### Dataset rows
-- START --

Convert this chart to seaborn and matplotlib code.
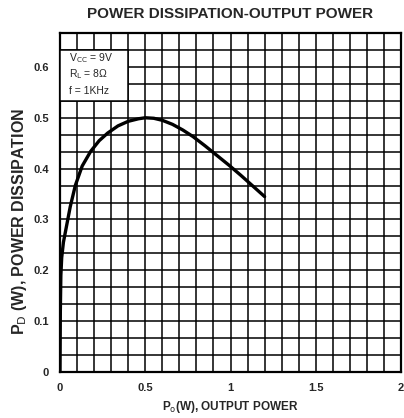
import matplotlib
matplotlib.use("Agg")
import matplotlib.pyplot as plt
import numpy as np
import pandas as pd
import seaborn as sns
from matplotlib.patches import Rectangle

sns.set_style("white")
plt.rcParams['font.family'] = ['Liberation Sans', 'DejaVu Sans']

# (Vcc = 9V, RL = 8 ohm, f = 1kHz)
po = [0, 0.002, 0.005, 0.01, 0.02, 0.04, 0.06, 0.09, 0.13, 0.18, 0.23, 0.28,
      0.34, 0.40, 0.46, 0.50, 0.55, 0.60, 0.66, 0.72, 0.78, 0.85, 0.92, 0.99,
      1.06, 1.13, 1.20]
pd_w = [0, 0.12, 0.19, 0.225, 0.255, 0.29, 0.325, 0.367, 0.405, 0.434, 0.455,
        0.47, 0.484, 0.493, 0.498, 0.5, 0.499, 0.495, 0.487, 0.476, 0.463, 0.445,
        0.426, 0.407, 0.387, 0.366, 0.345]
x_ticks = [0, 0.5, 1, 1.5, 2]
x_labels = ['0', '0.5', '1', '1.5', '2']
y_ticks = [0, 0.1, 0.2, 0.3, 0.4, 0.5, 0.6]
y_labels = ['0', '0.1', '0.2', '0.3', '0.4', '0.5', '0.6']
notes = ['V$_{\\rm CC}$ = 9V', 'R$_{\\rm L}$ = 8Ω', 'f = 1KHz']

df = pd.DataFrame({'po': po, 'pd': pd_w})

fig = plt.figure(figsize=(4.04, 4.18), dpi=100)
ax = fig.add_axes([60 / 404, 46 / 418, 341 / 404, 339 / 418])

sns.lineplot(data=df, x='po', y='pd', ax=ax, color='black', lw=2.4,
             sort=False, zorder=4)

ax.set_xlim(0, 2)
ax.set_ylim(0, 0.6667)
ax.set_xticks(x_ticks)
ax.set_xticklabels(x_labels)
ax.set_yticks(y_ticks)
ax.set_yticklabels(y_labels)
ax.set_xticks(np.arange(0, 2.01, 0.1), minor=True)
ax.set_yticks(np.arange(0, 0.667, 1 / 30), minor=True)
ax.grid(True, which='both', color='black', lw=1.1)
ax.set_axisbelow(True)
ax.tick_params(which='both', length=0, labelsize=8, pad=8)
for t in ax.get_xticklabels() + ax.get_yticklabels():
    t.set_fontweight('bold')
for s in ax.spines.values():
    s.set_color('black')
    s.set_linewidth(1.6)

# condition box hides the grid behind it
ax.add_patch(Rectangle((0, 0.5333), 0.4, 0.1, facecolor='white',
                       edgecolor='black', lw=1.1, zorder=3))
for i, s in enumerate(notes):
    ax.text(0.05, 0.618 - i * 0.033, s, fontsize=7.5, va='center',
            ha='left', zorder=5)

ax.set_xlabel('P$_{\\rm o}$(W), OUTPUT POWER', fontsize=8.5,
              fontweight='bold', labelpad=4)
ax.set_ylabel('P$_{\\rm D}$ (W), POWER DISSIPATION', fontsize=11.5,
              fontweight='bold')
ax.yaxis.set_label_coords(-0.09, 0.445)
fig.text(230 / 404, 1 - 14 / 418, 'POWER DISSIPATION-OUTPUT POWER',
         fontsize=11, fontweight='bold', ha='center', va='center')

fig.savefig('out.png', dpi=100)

-- END --
-- START --

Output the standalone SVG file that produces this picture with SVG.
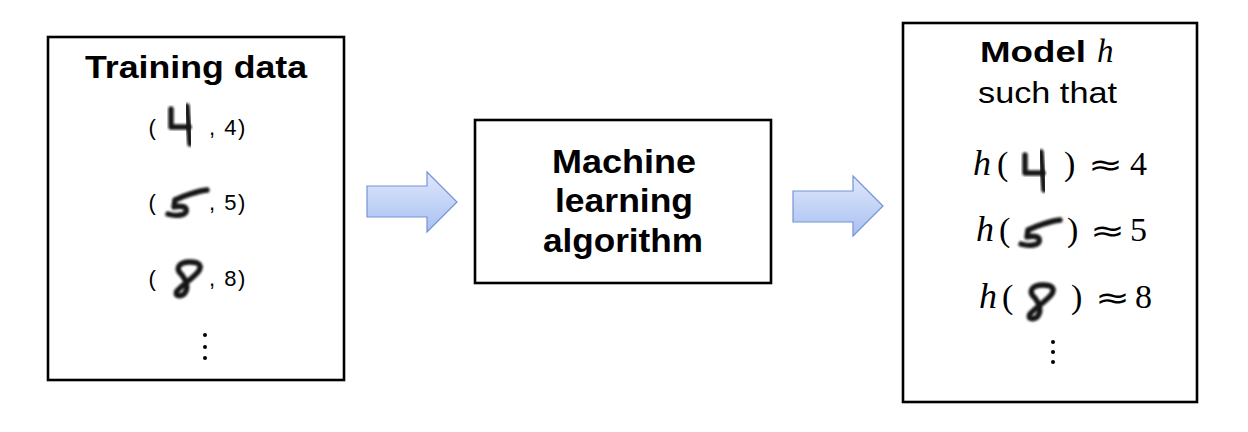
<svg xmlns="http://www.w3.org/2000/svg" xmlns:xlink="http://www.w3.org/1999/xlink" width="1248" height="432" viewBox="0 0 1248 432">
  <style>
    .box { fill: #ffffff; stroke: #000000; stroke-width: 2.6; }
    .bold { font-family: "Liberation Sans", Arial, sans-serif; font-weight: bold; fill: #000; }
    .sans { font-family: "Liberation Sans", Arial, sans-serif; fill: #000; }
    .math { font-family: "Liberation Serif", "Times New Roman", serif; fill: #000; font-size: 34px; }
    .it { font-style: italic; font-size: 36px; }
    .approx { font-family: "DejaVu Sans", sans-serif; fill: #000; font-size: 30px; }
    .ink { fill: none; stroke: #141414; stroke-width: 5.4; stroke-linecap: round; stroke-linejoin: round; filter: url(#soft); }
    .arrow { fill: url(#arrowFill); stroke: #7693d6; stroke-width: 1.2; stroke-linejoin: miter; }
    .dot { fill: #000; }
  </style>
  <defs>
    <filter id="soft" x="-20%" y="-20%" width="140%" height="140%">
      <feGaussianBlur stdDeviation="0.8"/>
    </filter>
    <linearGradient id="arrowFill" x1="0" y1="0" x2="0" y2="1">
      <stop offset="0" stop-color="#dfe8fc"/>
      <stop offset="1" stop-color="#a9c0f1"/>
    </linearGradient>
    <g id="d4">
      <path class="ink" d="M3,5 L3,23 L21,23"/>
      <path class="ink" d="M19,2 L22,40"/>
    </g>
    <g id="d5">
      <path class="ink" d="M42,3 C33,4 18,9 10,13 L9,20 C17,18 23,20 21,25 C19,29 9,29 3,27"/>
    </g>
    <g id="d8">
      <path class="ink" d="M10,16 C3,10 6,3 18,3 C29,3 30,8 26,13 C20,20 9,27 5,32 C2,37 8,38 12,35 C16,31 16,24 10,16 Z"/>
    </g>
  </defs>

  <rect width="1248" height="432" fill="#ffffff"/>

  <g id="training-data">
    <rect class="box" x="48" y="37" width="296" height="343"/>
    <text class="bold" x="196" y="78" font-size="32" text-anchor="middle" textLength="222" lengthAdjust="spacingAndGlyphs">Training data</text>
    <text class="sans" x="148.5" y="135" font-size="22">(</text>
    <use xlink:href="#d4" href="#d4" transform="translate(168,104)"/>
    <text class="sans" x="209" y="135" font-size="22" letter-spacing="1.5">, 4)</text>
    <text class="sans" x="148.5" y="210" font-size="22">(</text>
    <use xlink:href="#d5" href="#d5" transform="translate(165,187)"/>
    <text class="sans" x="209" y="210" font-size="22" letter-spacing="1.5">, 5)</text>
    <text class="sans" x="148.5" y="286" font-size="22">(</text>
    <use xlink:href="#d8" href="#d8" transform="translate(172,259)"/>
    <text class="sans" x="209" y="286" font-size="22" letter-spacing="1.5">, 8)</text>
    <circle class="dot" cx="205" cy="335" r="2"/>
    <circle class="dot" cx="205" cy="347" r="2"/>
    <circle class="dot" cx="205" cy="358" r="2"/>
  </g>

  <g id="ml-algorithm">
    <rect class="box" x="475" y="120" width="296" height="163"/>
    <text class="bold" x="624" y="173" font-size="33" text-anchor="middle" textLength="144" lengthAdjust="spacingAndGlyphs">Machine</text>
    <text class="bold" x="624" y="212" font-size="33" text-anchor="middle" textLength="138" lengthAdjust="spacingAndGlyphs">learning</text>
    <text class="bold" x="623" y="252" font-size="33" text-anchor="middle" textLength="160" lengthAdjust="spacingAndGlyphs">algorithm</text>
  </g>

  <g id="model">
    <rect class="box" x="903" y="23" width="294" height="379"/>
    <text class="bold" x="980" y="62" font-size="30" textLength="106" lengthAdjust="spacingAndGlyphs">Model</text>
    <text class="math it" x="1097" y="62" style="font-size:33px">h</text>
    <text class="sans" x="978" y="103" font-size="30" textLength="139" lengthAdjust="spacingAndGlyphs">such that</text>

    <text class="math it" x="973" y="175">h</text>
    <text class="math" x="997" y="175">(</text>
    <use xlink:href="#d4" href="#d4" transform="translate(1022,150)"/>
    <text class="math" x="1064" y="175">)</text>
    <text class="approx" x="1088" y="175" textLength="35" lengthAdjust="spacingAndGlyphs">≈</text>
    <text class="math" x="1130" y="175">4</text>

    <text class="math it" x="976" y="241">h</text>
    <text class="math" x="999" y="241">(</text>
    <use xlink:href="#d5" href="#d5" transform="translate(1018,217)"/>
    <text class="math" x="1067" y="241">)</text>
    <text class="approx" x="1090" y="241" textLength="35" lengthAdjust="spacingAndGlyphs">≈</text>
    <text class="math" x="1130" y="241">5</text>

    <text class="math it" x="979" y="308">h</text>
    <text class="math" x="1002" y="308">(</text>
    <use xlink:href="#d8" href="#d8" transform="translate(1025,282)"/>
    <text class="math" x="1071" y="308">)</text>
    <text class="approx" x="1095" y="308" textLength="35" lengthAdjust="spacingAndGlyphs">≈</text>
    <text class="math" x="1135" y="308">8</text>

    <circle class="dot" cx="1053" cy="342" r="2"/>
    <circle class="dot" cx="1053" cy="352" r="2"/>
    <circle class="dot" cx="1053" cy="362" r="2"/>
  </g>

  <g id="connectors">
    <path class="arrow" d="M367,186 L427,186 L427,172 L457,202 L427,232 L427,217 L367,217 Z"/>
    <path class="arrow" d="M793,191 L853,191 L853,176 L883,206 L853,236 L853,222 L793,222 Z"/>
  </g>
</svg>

-- END --

### Aim of the exercise
Do not include pictures. Give again exactly the lines starting at the one with "Convert this chart" and ending at the one with "from matplotlib.patches import Rectangle", both included.

### Solution for this task
Convert this chart to seaborn and matplotlib code.
import matplotlib
matplotlib.use("Agg")
import matplotlib.pyplot as plt
import numpy as np
import pandas as pd
import seaborn as sns
from matplotlib.patches import Rectangle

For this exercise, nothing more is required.